MCMXCVIII, Ibi Ego
Prima Crush / Discos Tormento
by Marty Preciado
MCMXCVIII (or 1998) had been in production for years, with Ibi Ego's proclivity for perfection keeping their light in the dark, so much so that their debut album was becoming more and more of a far-fetched idea. It took time for the Tijuana band to burnish sound and deliver an album encompassing high caliber production, sound, and overall quality, but, thanks to Tijuana cassette label Prima Crush and Mexico City's renowned Discos Tormento, the album finally came to light.
And the result is superb dream pop, a gem sitting somewhere between Xiu Xiu and Cocteau Twins. It’s bathed in synths, loops, melody, noise, fuss, and guitars; all of the aforementioned conducive to lush lo-fi textures. The complex layers of instruments are backed by You Schaffner’s beatific voice, glowing over rich melodies.

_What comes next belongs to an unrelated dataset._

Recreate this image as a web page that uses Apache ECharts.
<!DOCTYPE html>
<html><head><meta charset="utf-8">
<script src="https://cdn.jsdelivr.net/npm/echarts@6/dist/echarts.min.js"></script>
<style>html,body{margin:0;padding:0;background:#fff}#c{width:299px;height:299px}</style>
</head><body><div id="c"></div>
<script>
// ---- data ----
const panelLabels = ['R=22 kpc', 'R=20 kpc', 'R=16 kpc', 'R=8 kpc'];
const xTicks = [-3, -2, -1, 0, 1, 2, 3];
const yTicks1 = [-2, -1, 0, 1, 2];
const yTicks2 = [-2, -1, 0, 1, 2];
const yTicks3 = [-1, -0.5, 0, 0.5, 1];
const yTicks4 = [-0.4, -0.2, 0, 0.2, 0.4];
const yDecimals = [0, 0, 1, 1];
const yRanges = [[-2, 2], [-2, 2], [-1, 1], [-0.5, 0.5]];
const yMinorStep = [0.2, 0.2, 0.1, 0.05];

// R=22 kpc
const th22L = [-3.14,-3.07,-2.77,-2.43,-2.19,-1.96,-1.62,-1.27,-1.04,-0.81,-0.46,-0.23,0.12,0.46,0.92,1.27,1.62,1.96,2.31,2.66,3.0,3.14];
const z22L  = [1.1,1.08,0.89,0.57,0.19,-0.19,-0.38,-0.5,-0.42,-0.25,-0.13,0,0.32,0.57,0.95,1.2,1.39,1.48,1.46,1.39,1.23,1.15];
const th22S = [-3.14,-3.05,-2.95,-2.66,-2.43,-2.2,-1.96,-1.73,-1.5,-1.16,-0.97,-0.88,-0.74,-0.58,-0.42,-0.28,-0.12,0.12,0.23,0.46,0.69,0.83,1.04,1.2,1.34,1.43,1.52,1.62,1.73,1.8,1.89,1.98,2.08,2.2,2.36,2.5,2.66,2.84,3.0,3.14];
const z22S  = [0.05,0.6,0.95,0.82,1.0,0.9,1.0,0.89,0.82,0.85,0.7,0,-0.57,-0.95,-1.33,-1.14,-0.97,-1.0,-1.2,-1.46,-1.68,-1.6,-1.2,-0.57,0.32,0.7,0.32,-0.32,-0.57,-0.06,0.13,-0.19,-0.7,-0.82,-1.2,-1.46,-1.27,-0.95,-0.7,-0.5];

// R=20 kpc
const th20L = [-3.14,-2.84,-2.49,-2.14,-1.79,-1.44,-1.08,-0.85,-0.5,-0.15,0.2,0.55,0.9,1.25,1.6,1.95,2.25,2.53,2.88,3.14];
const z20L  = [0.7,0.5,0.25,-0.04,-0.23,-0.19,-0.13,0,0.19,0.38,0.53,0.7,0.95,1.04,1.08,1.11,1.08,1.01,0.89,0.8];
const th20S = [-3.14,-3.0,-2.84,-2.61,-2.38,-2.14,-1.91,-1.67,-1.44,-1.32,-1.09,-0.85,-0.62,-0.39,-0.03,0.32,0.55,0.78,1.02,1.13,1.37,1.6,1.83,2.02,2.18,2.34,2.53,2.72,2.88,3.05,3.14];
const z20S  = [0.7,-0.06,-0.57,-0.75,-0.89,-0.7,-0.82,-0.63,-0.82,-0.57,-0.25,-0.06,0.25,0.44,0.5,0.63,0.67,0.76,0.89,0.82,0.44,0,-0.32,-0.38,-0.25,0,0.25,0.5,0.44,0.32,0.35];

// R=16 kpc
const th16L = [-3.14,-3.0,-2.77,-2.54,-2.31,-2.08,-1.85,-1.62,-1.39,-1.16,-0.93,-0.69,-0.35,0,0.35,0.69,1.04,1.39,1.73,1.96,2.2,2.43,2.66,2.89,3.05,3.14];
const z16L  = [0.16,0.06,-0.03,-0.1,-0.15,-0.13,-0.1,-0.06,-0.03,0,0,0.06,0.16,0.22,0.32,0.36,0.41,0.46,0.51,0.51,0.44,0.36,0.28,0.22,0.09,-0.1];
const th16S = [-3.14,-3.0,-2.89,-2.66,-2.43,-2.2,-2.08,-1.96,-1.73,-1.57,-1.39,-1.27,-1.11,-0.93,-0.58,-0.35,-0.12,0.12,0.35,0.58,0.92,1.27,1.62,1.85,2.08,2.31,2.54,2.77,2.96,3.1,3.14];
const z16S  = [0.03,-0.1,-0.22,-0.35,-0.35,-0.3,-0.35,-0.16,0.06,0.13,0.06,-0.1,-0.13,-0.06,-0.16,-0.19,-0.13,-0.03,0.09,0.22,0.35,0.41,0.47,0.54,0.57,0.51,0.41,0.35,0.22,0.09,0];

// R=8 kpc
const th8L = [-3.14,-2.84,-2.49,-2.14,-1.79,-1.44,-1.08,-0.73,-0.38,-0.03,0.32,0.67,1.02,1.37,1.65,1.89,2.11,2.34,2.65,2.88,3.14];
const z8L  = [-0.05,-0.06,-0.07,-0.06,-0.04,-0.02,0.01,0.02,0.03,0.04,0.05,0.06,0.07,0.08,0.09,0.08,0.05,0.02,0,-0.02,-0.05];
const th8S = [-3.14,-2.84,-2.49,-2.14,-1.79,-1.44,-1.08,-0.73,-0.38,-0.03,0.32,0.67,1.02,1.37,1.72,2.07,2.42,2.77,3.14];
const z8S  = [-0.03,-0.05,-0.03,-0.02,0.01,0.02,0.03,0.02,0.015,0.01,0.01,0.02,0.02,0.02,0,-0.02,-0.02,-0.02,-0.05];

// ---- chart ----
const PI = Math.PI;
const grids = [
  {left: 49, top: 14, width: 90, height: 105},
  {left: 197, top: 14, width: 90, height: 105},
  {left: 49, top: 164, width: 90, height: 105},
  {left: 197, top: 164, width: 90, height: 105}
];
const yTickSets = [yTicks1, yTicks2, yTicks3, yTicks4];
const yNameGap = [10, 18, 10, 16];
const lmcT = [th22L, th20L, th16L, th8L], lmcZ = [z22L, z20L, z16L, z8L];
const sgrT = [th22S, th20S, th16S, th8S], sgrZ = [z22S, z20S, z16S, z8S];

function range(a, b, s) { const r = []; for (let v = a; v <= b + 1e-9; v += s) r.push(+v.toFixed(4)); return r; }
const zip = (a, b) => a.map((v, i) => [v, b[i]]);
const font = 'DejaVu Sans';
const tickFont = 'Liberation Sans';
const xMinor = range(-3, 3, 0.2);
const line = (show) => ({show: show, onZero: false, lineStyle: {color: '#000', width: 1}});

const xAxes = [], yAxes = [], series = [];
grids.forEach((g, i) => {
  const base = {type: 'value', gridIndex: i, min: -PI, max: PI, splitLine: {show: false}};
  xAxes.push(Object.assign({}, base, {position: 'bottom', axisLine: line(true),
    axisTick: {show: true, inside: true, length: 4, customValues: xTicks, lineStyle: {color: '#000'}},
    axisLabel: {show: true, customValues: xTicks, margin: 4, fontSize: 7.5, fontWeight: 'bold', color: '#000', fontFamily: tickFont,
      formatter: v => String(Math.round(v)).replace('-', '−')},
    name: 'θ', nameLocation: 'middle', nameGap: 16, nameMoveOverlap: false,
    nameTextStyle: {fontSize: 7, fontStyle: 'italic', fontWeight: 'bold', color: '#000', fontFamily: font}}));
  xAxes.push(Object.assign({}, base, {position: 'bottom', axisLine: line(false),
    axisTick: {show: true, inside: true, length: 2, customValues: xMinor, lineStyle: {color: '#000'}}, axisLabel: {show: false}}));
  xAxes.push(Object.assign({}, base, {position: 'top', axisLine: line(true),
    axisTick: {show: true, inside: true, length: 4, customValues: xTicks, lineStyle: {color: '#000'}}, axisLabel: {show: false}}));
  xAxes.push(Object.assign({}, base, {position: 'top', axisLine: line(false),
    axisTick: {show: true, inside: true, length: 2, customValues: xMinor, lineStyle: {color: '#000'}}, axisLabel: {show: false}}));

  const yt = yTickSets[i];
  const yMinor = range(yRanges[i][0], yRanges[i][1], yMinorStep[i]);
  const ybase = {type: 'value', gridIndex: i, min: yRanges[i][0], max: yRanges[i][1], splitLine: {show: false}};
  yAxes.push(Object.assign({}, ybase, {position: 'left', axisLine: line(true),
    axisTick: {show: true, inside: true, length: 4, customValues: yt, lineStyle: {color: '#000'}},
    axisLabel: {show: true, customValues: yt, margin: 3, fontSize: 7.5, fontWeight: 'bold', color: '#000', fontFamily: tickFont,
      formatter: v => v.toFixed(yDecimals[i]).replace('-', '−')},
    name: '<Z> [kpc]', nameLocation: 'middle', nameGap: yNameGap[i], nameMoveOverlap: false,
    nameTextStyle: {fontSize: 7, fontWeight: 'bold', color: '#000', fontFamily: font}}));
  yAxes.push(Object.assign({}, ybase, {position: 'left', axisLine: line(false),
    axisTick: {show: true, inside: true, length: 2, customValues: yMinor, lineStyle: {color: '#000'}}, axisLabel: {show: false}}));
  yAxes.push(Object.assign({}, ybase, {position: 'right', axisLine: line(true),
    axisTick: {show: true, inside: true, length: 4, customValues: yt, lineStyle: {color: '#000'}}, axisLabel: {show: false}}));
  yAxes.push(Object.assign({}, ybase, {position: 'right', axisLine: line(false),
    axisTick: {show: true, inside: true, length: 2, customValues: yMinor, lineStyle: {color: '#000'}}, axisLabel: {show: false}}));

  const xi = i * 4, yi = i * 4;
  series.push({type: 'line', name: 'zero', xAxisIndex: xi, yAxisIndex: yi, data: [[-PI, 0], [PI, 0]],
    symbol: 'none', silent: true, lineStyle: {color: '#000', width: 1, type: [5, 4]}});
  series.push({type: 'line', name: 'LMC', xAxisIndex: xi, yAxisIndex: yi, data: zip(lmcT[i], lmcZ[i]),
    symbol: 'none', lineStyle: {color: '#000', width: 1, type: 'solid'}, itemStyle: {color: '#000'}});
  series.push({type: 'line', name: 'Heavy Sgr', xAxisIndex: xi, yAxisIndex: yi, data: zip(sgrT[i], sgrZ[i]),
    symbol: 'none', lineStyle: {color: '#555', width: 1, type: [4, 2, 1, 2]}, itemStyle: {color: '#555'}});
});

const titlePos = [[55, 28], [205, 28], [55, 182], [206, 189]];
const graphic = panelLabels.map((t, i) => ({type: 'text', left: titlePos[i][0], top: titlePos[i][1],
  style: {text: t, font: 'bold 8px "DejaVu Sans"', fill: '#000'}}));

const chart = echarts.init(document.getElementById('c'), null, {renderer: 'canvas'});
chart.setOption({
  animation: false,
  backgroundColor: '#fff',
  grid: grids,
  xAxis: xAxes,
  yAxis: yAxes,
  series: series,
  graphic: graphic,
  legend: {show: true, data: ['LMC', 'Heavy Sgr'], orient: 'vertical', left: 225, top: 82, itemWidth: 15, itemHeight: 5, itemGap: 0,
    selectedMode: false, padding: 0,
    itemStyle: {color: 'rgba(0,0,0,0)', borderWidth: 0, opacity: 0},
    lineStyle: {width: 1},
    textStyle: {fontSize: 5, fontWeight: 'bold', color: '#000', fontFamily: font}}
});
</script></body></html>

Catering and staying true to the bi-national identity of their city, the album consists of 10 tracks intermingling in Spanish and English. "You and me vs. the sea" is the opening song of the album, and it’s explosive. Accented with pulsing sounds, it conjures a frenetic strobe in the dark. The track is enhanced with electronic beats leading to a dynamic mix of a reverb-tinged dream and haunting nostalgia. It's the perfect juxtaposition: light and dark, haunting and joyful, melancholy and happiness.
The jaw-dropping, hair-raising, synth-drenched "1998" sends chills down the spine. The soothing vocals enveloped in guitar loops usher in kick drums that heighten the song to a steady build up of layers of reverb and clashing sounds. But a breakdown of the tracks of the album would be a mistake. The album serves as one piece, with every song intertwined with the next, a natural and organic flow of sounds and ambience.
A debut album is the hallmark of the sound of a band, but most importantly, it establishes the foundation for further output. With no doubt, Ibi Ego has not only reaffirmed their talent in execution, but has also pushed the boundaries of sound to deliver an album whose clashes and contrasts, like a risky chemical reaction gone surprisingly right, surpasses conventional formula and structure to create something new and exciting. It forces the listener to expect the unexpected, to believe in the surreal, and to embrace it all. This is what dreams are made of, and MCMXCVIII is the laboratory where it all happens.